U.S. federal district court Judge Richard Leon (Washington D.C.) on December 16 held in a 68-page opinion that the NSA’s bulk collection of mobile phone call “metadata” was an unconstitutional violation of privacy. The effect of the decision is stayed pending appeal, but the court’s reasoning is instructive. 

Essentially, the judge found that:  (1) our current use of communications devices fundamentally changes the constitutional meaning of call logs, upending old assumptions about what information this data reveals and the strength of individual liberty interests in keeping the government out of it, and (2) scale and efficiencies matter –data collection practices that are permissible when they are expensive for the government to deploy and small in scale might not be permissible when the practices are cheap and deployed on a massive scale.  This reasoning, if sustained,  has big implications for government use of big data and conceptions of liberty in the digital world.  

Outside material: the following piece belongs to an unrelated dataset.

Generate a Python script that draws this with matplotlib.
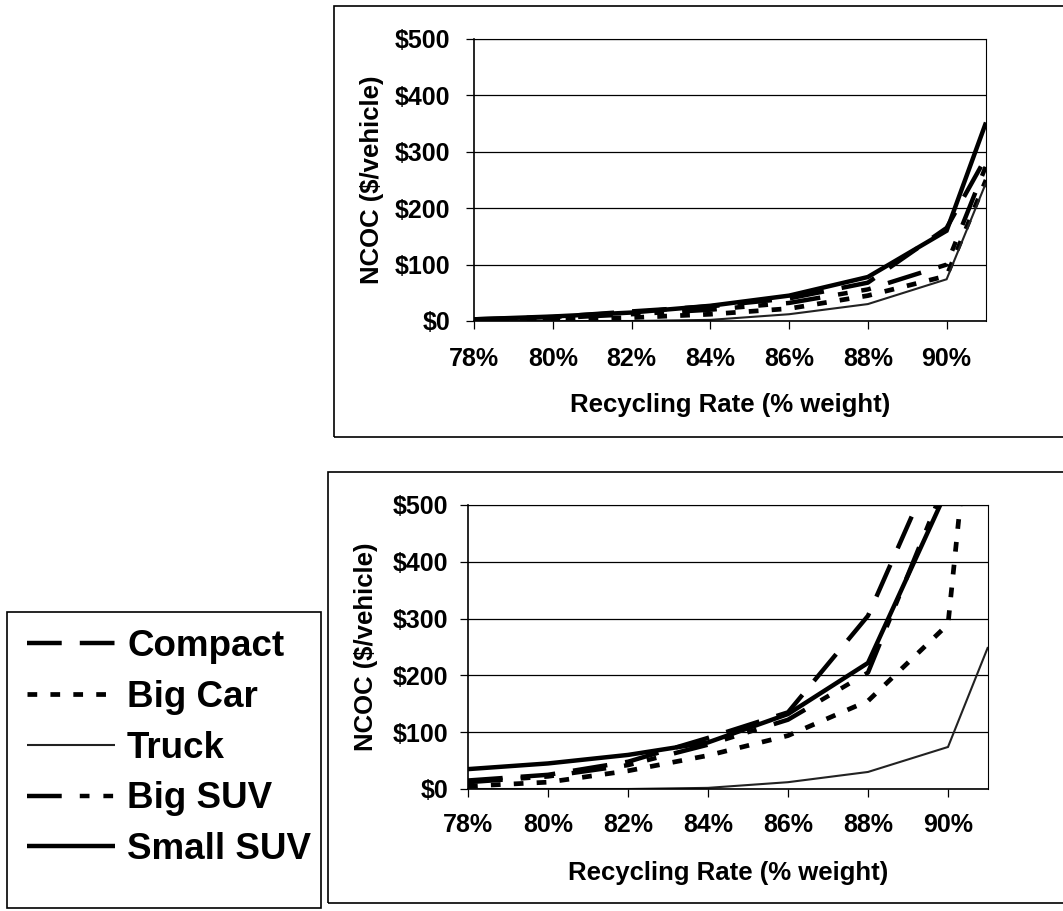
import matplotlib
matplotlib.use('Agg')
import matplotlib.pyplot as plt
from matplotlib.patches import Rectangle

plt.rcParams['font.family'] = ['Liberation Sans', 'DejaVu Sans']
plt.rcParams['font.weight'] = 'bold'
plt.rcParams['lines.scale_dashes'] = False

# ---------------- data ----------------
rates = [78, 80, 82, 84, 86, 88, 90, 91]
series_names = ['Compact', 'Big Car', 'Truck', 'Big SUV', 'Small SUV']

top_compact = [3, 7, 17, 26, 40, 68, 165, 290]
top_bigcar = [1, 3, 6, 12, 22, 45, 80, 250]
top_truck = [0, 0, 0, 2, 12, 30, 74, 245]
top_bigsuv = [2, 5, 12, 20, 32, 56, 100, 275]
top_smallsuv = [3, 8, 15, 27, 45, 78, 160, 352]

bot_compact = [15, 25, 48, 90, 135, 305, 625, 950]
bot_bigcar = [5, 12, 32, 59, 94, 155, 290, 980]
bot_truck = [0, 0, 0, 2, 12, 30, 74, 250]
bot_bigsuv = [12, 22, 42, 78, 122, 205, 550, 900]
bot_smallsuv = [35, 45, 60, 82, 132, 222, 530, 900]

x_ticks = [78, 80, 82, 84, 86, 88, 90]
y_ticks = [0, 100, 200, 300, 400, 500]

styles = {
    'Compact': dict(ls=(0, (25, 13)), lw=3.2, color='black'),
    'Big Car': dict(ls=(0, (7, 9.5)), lw=3.4, color='black'),
    'Truck': dict(ls='-', lw=1.5, color='#222222'),
    'Big SUV': dict(ls=(0, (25, 13, 7, 10, 7, 13)), lw=3.2, color='black'),
    'Small SUV': dict(ls='-', lw=3.2, color='black'),
}

W, H = 1063, 911
fig = plt.figure(figsize=(W / 100, H / 100), dpi=100)

def px_rect(x0, y0, x1, y1):
    return [x0 / W, 1 - y1 / H, (x1 - x0) / W, (y1 - y0) / H]

ax1 = fig.add_axes(px_rect(474, 39, 986, 321))
ax2 = fig.add_axes(px_rect(468, 505, 988, 789))

def setup(ax, data, xpad, ypad, ylab_x, xlab_y):
    handles = []
    for name, vals in zip(series_names, data):
        ln, = ax.plot(rates, vals, label=name, solid_capstyle='butt',
                      dash_capstyle='butt', solid_joinstyle='miter', **styles[name])
        handles.append(ln)
    ax.set_xlim(78, 91)
    ax.set_ylim(0, 500)
    ax.set_xticks(x_ticks)
    ax.set_xticklabels([f'{v}%' for v in x_ticks])
    ax.set_yticks(y_ticks)
    ax.set_yticklabels([f'${v}' for v in y_ticks])
    ax.yaxis.grid(True, color='black', lw=0.9)
    ax.set_axisbelow(True)
    ax.tick_params(axis='x', direction='out', length=6, width=0.9, pad=xpad,
                   labelsize=18)
    ax.tick_params(axis='y', direction='out', length=6, width=0.9, pad=ypad,
                   labelsize=18)
    for s in ['left', 'bottom']:
        ax.spines[s].set_linewidth(1.2)
    for s in ['top', 'right']:
        ax.spines[s].set_linewidth(0.8)
    ax.set_xlabel('Recycling Rate (% weight)', fontsize=18.5, fontweight='bold')
    ax.set_ylabel('NCOC ($/vehicle)', fontsize=18.5, fontweight='bold')
    ax.yaxis.set_label_coords(ylab_x, 0.5)
    ax.xaxis.set_label_coords(0.5, xlab_y)
    return handles

h1 = setup(ax1, [top_compact, top_bigcar, top_truck, top_bigsuv, top_smallsuv],
           13, 11, -0.176, -0.257)
h2 = setup(ax2, [bot_compact, bot_bigcar, bot_truck, bot_bigsuv, bot_smallsuv],
           11.5, 8, -0.173, -0.252)

# outer boxes
def box(x0, y0, x1, y1):
    r = Rectangle((x0 / W, 1 - y1 / H), (x1 - x0) / W, (y1 - y0) / H,
                  transform=fig.transFigure, fill=False, lw=1.2,
                  edgecolor='black', clip_on=False)
    fig.add_artist(r)

box(334, 6, 1075, 437)
box(328, 472, 1075, 903)
box(7, 612, 321, 908)

fig.legend(h1, series_names, loc='upper left',
           bbox_to_anchor=(27 / W, 1 - 629 / H), frameon=False, fontsize=26.5,
           handlelength=2.39, handletextpad=0.33, labelspacing=0.43,
           borderpad=0, borderaxespad=0)

fig.savefig('out.png', dpi=100)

The government’s argument was that Americans have no expectation of privacy in the numbers they call or the duration of those calls.  The controlling precedent, according to the government, is a 1979 Supreme Court case, Smith v. Maryland.  This was a case in which police were investigating a robbery victim’s reports that she had received threatening calls from the alleged robber (Smith).  Using a warrantless pen register, the police traced such a call to Smith’s home phone.  The Supreme Court ruled that Smith had no expectation of privacy in the phone call data – as opposed to the phone call content – because he had voluntarily released that data to the phone company. 

The NSA’s program is very different from this analog police trace, Judge Leon found.  In reaching this decision, he relied on a 2012 Supreme Court case, United States v. Jones.  There, the question was whether government use of a GPS tracking device to monitor an individual’s movements over a long period of time violated the target’s privacy.  A majority of five justices said that this kind of surveillance was unlike the short-term monitoring of a suspect’s movements that had previously been found acceptable.  They reasoned that the increased scale of the surveillance and information-yield make a difference.  What the government can get from long-term and comprehensive monitoring dwarfs the product of the limited monitoring of old. 

So too, with the bulk-data collection, Judge Leon found four differences from the pen-register case:  

  1. Nature of data collection.  Whereas Smith involved a short-term, forward-looking, and non-retentive data collection, the NSA’s program is long-term, backward looking, and retentive; it retains data for five years and is able to develop detailed historical profiles. 
  2. Role of communications companies.  Whereas Smith involved a one-time (or at least relatively rare) provision of information by the phone company to the police, the NSA program involves ongoing cooperation by the companies who are essentially enlisted into “a joint intelligence- gathering operation with the Government.”
  3. Scale of data collection.  Individualized data collection of the old kind was expensive and burdensome.  Bulk collection of metadata is cheap.  The implication is that the cost-benefit analysis that might once have served to check the government’s appetite for surveillance works out differently now.  In the absence of serious economic constraint on surveillance, the constitutional constraint may have to be greater.
  4.  Knowledge produced by data.  Mobile phone ubiquity and constant usage has exploded the quantity of metadata and, more importantly, the information it yields about people’s lives.  The court correlates this increased yield to rising expectations of privacy, even though the data itself is “released” to the communications carriers. 

Not all these distinctions are strong or likely to hold up on appeal.  It’s not clear, for example, why the extent of cooperation by the phone companies should matter to the individual’s expectation of privacy.  The court’s most persuasive rationale for treating the NSA’s bulk data collection differently from more discrete collections of data is the information yield.  While individuals may not have an expectation of privacy with respect to discrete pieces of data collected by third parties, their interests change with scale.  Substantial quantities of data points gathered over a long period of time render mere metadata much more informative.  The difficulty with this reasoning is that it makes the leap from the information yield of the data to individual expectations of privacy – a leap that a majority of justices may be sympathetic to, but that the Supreme Court has not endorsed.  Much will depend on the case that the government can make about the privacy/security balance and the utility of the bulk data collection.